What the task asks - Give the listing again character for character, but drop the images.

Available data -

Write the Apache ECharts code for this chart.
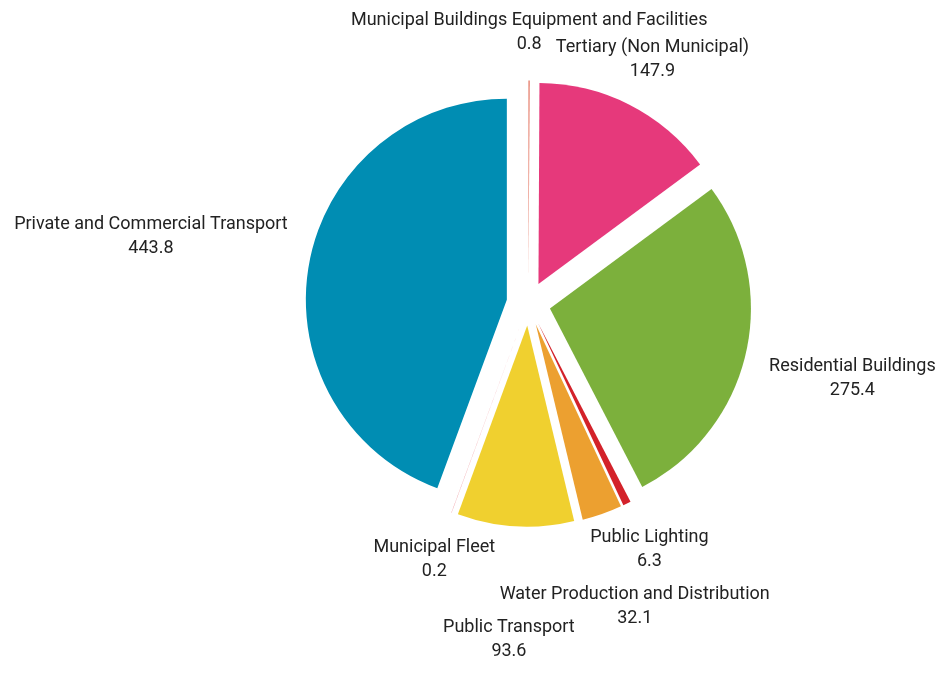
<!DOCTYPE html>
<html>
<head>
<meta charset="utf-8">
<script src="https://cdn.jsdelivr.net/npm/echarts@6/dist/echarts.min.js"></script>
<style>
  html, body { margin: 0; padding: 0; background: #fff; }
  #chart { width: 937px; height: 677px; }
</style>
</head>
<body>
<div id="chart"></div>
<script>
// Energy consumption by sector
const categories = [
  'Municipal Buildings Equipment and Facilities',
  'Tertiary (Non Municipal)',
  'Residential Buildings',
  'Public Lighting',
  'Water Production and Distribution',
  'Public Transport',
  'Municipal Fleet',
  'Private and Commercial Transport'
];
const values = [0.8, 147.9, 275.4, 6.3, 32.1, 93.6, 0.2, 443.8];
const colors = ['#dc5138', '#e6397b', '#7cb03c', '#d3222a', '#eca030', '#f0d02f', '#e4606a', '#008db3'];

const CENTER = [528.5, 303.5];
const RADIUS = 201;
const OFFSET = 22;          // every slice is pulled out from the centre
const FONT_SIZE = 18;
const LINE_H = 24;
const FONT = 'Roboto';
const TEXT_COLOR = '#222222';
const LABEL_RING = 247;     // labels sit just outside this circle
const LINE_CLEAR = 33;      // minimum vertical spacing between clashing text lines
const X_INSET = 6;          // lines may overhang each other by this much sideways
const MAX_PUSH = 80;        // give up pushing a label outward after this many pixels

const ctx = document.createElement('canvas').getContext('2d');
ctx.font = FONT_SIZE + 'px ' + FONT;
function lineWidths(i) {
  return [ctx.measureText(categories[i]).width, ctx.measureText(String(values[i])).width];
}

// Place each two-line label on its slice's mid-angle ray, pushed outward until
// none of its lines collide with a label placed earlier.
function computeLabelPositions() {
  const total = values.reduce((a, b) => a + b, 0);
  let acc = 0;
  const mids = values.map(v => { const m = (acc + v / 2) / total * Math.PI * 2; acc += v; return m; });
  const placed = [];
  const pos = [];
  values.forEach((_, i) => {
    const dx = Math.sin(mids[i]), dy = -Math.cos(mids[i]);
    const w = lineWidths(i);
    const halfW = Math.max(w[0], w[1]) / 2;
    const tx = Math.abs(dx) > 1e-6 ? halfW / Math.abs(dx) : Infinity;
    const ty = Math.abs(dy) > 1e-6 ? LINE_H / Math.abs(dy) : Infinity;
    const start = LABEL_RING + Math.min(tx, ty);
    const lineBox = (cx, cy, width) => ({
      x0: cx - width / 2 + X_INSET, x1: cx + width / 2 - X_INSET,
      y0: cy - LINE_CLEAR / 2, y1: cy + LINE_CLEAR / 2
    });
    const makeBoxes = (cx, cy) => [
      lineBox(cx, cy - LINE_H / 2, w[0]),
      lineBox(cx, cy + LINE_H / 2, w[1])
    ];
    const hits = bs => placed.some(p => bs.some(b =>
      b.x0 < p.x1 && b.x1 > p.x0 && b.y0 < p.y1 && b.y1 > p.y0));
    pos[i] = [CENTER[0] + dx * start, CENTER[1] + dy * start];
    let boxes = makeBoxes(pos[i][0], pos[i][1]);
    for (let k = 0; k <= MAX_PUSH; k++) {
      const cx = CENTER[0] + dx * (start + k), cy = CENTER[1] + dy * (start + k);
      const bs = makeBoxes(cx, cy);
      if (!hits(bs)) { pos[i] = [cx, cy]; boxes = bs; break; }
    }
    placed.push(...boxes);
  });
  return pos;
}
const labelPos = computeLabelPositions();

const chart = echarts.init(document.getElementById('chart'), null, { renderer: 'canvas' });
chart.setOption({
  animation: false,
  backgroundColor: '#ffffff',
  graphic: labelPos.map((p, i) => ({
    type: 'text',
    x: p[0],
    y: p[1],
    silent: true,
    style: {
      text: categories[i] + '\n' + values[i],
      fontFamily: FONT,
      fontSize: FONT_SIZE,
      lineHeight: LINE_H,
      fill: TEXT_COLOR,
      align: 'center',
      verticalAlign: 'middle'
    }
  })),
  series: [{
    type: 'pie',
    center: CENTER,
    radius: [0, RADIUS],
    startAngle: 90,
    clockwise: true,
    selectedMode: 'multiple',
    selectedOffset: OFFSET,
    silent: true,
    emphasis: { disabled: true },
    itemStyle: { borderWidth: 0 },
    label: { show: false },
    labelLine: { show: false },
    data: categories.map((name, i) => ({
      name: name,
      value: values[i],
      selected: true,
      itemStyle: { color: colors[i] }
    }))
  }]
});
</script>
</body>
</html>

Completed exercise -
Write the Apache ECharts code for this chart.
<!DOCTYPE html>
<html>
<head>
<meta charset="utf-8">
<script src="https://cdn.jsdelivr.net/npm/echarts@6/dist/echarts.min.js"></script>
<style>
  html, body { margin: 0; padding: 0; background: #fff; }
  #chart { width: 937px; height: 677px; }
</style>
</head>
<body>
<div id="chart"></div>
<script>
// Energy consumption by sector
const categories = [
  'Municipal Buildings Equipment and Facilities',
  'Tertiary (Non Municipal)',
  'Residential Buildings',
  'Public Lighting',
  'Water Production and Distribution',
  'Public Transport',
  'Municipal Fleet',
  'Private and Commercial Transport'
];
const values = [0.8, 147.9, 275.4, 6.3, 32.1, 93.6, 0.2, 443.8];
const colors = ['#dc5138', '#e6397b', '#7cb03c', '#d3222a', '#eca030', '#f0d02f', '#e4606a', '#008db3'];

const CENTER = [528.5, 303.5];
const RADIUS = 201;
const OFFSET = 22;          // every slice is pulled out from the centre
const FONT_SIZE = 18;
const LINE_H = 24;
const FONT = 'Roboto';
const TEXT_COLOR = '#222222';
const LABEL_RING = 247;     // labels sit just outside this circle
const LINE_CLEAR = 33;      // minimum vertical spacing between clashing text lines
const X_INSET = 6;          // lines may overhang each other by this much sideways
const MAX_PUSH = 80;        // give up pushing a label outward after this many pixels

const ctx = document.createElement('canvas').getContext('2d');
ctx.font = FONT_SIZE + 'px ' + FONT;
function lineWidths(i) {
  return [ctx.measureText(categories[i]).width, ctx.measureText(String(values[i])).width];
}

// Place each two-line label on its slice's mid-angle ray, pushed outward until
// none of its lines collide with a label placed earlier.
function computeLabelPositions() {
  const total = values.reduce((a, b) => a + b, 0);
  let acc = 0;
  const mids = values.map(v => { const m = (acc + v / 2) / total * Math.PI * 2; acc += v; return m; });
  const placed = [];
  const pos = [];
  values.forEach((_, i) => {
    const dx = Math.sin(mids[i]), dy = -Math.cos(mids[i]);
    const w = lineWidths(i);
    const halfW = Math.max(w[0], w[1]) / 2;
    const tx = Math.abs(dx) > 1e-6 ? halfW / Math.abs(dx) : Infinity;
    const ty = Math.abs(dy) > 1e-6 ? LINE_H / Math.abs(dy) : Infinity;
    const start = LABEL_RING + Math.min(tx, ty);
    const lineBox = (cx, cy, width) => ({
      x0: cx - width / 2 + X_INSET, x1: cx + width / 2 - X_INSET,
      y0: cy - LINE_CLEAR / 2, y1: cy + LINE_CLEAR / 2
    });
    const makeBoxes = (cx, cy) => [
      lineBox(cx, cy - LINE_H / 2, w[0]),
      lineBox(cx, cy + LINE_H / 2, w[1])
    ];
    const hits = bs => placed.some(p => bs.some(b =>
      b.x0 < p.x1 && b.x1 > p.x0 && b.y0 < p.y1 && b.y1 > p.y0));
    pos[i] = [CENTER[0] + dx * start, CENTER[1] + dy * start];
    let boxes = makeBoxes(pos[i][0], pos[i][1]);
    for (let k = 0; k <= MAX_PUSH; k++) {
      const cx = CENTER[0] + dx * (start + k), cy = CENTER[1] + dy * (start + k);
      const bs = makeBoxes(cx, cy);
      if (!hits(bs)) { pos[i] = [cx, cy]; boxes = bs; break; }
    }
    placed.push(...boxes);
  });
  return pos;
}
const labelPos = computeLabelPositions();

const chart = echarts.init(document.getElementById('chart'), null, { renderer: 'canvas' });
chart.setOption({
  animation: false,
  backgroundColor: '#ffffff',
  graphic: labelPos.map((p, i) => ({
    type: 'text',
    x: p[0],
    y: p[1],
    silent: true,
    style: {
      text: categories[i] + '\n' + values[i],
      fontFamily: FONT,
      fontSize: FONT_SIZE,
      lineHeight: LINE_H,
      fill: TEXT_COLOR,
      align: 'center',
      verticalAlign: 'middle'
    }
  })),
  series: [{
    type: 'pie',
    center: CENTER,
    radius: [0, RADIUS],
    startAngle: 90,
    clockwise: true,
    selectedMode: 'multiple',
    selectedOffset: OFFSET,
    silent: true,
    emphasis: { disabled: true },
    itemStyle: { borderWidth: 0 },
    label: { show: false },
    labelLine: { show: false },
    data: categories.map((name, i) => ({
      name: name,
      value: values[i],
      selected: true,
      itemStyle: { color: colors[i] }
    }))
  }]
});
</script>
</body>
</html>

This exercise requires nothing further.